My mom who was also 18 in 1942 was spitting tacks all day over this. She moved up to "the cities" in the summer of '42 and was working in an office. She was most upset over what Poppy had to say about the girls in Minneapolis back then. She was particularily worried because she was a princess in that summer's Aquatennial celebration and they had had Navy cadets escort the princesses during various activities and she was afraid she might have had some contact with the "old jerk". After I read the article, I was able to comfort her with the news that Poppy was not here in the summer. Actually, by the time he hit town, Mom had gone out to L.A. to live with her aunt and was working in Studio city. She was most relieved, but still peeved about his attitude.
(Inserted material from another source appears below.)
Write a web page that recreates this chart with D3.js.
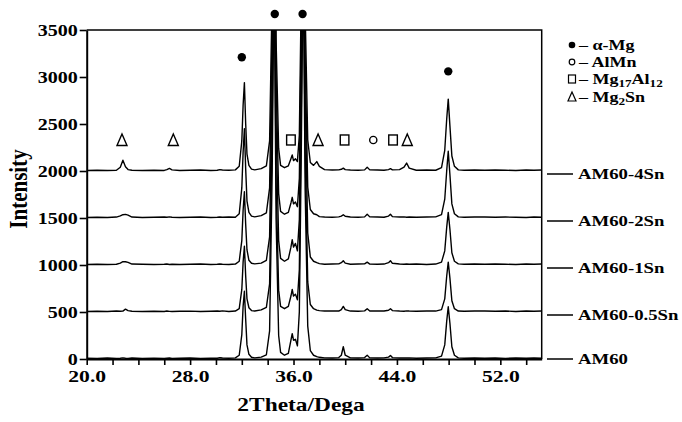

http://www.startribune.com/stories/468/4237110.html<SNIP>
MINNEAPOLIS - George H.W. Bush was 18 when he spent Thanksgiving Day in Minnesota and could not know then that he would become the 41st president of the United States. But the Navy cadet at Wold-Chamberlain Field in Minneapolis wrote dozens of letters home that reveal his enthusiasm for flying, his growing appreciation of his family's privileges and other values that re-emerged later in his career.
His letters, mostly to his mother, Dorothy, describe not only Minnesota's below-zero weather but his worries about money, his fear of washing out of training and a close call during a night exercise. They also describe visits to well-to-do Twin Cities-area households such as the Pillsburys' and his appreciation for his own family, especially during a Thanksgiving far from home.
One candid letter to his mother dealt with premarital sex.
"I would hate to find that my wife had known some other man, and it seems to me only fair to her that she be able to expect the same standards from me," Bush wrote. "Most fellows here - true, some are engaged and some believe as I do - but most fellows take sex - as much as they can get.
"This town (Minneapolis) in particular seems full of girls (working in offices etc), rather attractive girls at that, who after a couple of drinks would just as soon go to bed with some cadet. They are partly uniform-conscious, I suppose, but the thing is they, as well as the cadets, have been brought up differently. They believe in satisfying any sexual urge by contact with men. They all say 'I'm not that type of girl, but alright - just for you!' Every single girl says this."
He closed: "To think all this was brought on by your asking me what I thought about kissing." He signed it with his family nickname, "Pop," to which he added: "professor of 'sexology' PH.D."